THG revenue was £783.4 million, which was down 2.6% on a constant currency basis. The gross margin dipped to 41.1% from 42.6%, reflecting price impacts in its Nutrition business but is expected to return to growth for the second half. 

Adjusted EBITDA fell to £24 million from £37.1 million a year ago in line with the trading update it issued last month. The result was weighted towards Q2 with Q3 expected to be “meaningfully higher”. That comes as the company said it’s seeing its strongest trading performance of the year so far in the third quarter.

Revenue at THG Beauty dropped 5.9% in the first half on a constant currency basis and was down 12.4% on a reported basis at £479.9 million.

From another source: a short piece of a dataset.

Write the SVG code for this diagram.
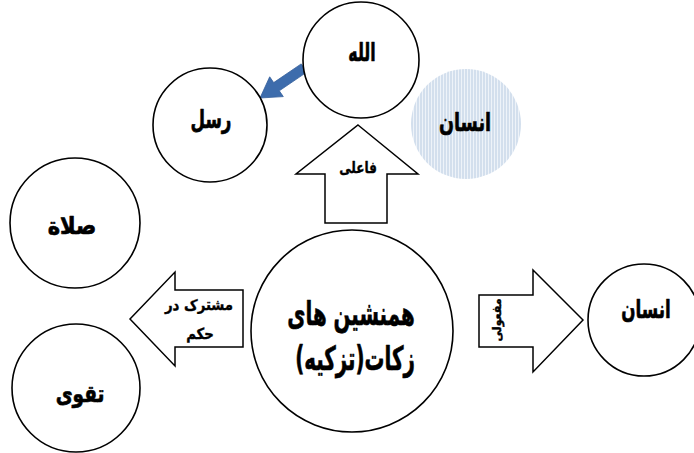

THG Beauty’s gross profit fell 14.8% to £190.4 million in the first half and adjusted EBITDA for the division was down 29.4% at £20.2 million, primarily reflecting the revenue and gross profit result. But this was partially offset by distribution cost efficiencies from increased UK participation. Lifecycle investment and B2B order phasing (across own-brands and manufacturing) also contributed to the change.

For H2, THG Beauty is expected to deliver revenue growth of 1%-3%.

Digging into the details of the Beauty performance, THG said that it saw “resilient retail trading with Q2 2025 UK growth at its highest rate since Q1 2024, supporting market share gains”.

The effect of withdrawing from certain sales activity in Europe and Asia, as well as various non-underlying items such as asset disposals including the luxury portfolio, contributed over 900bps of the revenue decline in H1, with these factors mainly annualising in Q3 2025.

But new brand launches drove growth and engagement, with over 70 launched year to date, including Gucci Beauty. Revenue from new brands is expected to be up 50% vs 2024 “with future personalisation developments supporting product discovery including integrating diagnostic technology and tailored product recommendations for specific looks and concerns”.

LookFantastic loyalty members continued to grow in H1, reaching 3.2 million members, “with consumer preference surging by 54% (Q1 to Q2). This reflects the ongoing strategy to develop and deploy learnings from an evolved marketing measurement framework, focused on incremental efforts, demand generation and brand tracking to drive greater brand awareness and a higher quality of recurring customer”.

CEO Matthew Moulding said: “I’m really pleased at how THG has gained momentum throughout the first half and into Q3. A slower start to the year in Beauty, alongside record whey prices in Nutrition, initially held back performance, but we saw clear improvement in Q2, in particular supported by Myprotein offline retail and licensing sales.

“As a business we’ve reaped the benefits of the recent extensive strategic initiatives across the group. Our Beauty business particularly in the UK demonstrated impressive resilience, securing market share gains in Q2, with a growing loyalty base and successful new brand launches supporting a return to revenue growth in Q3.”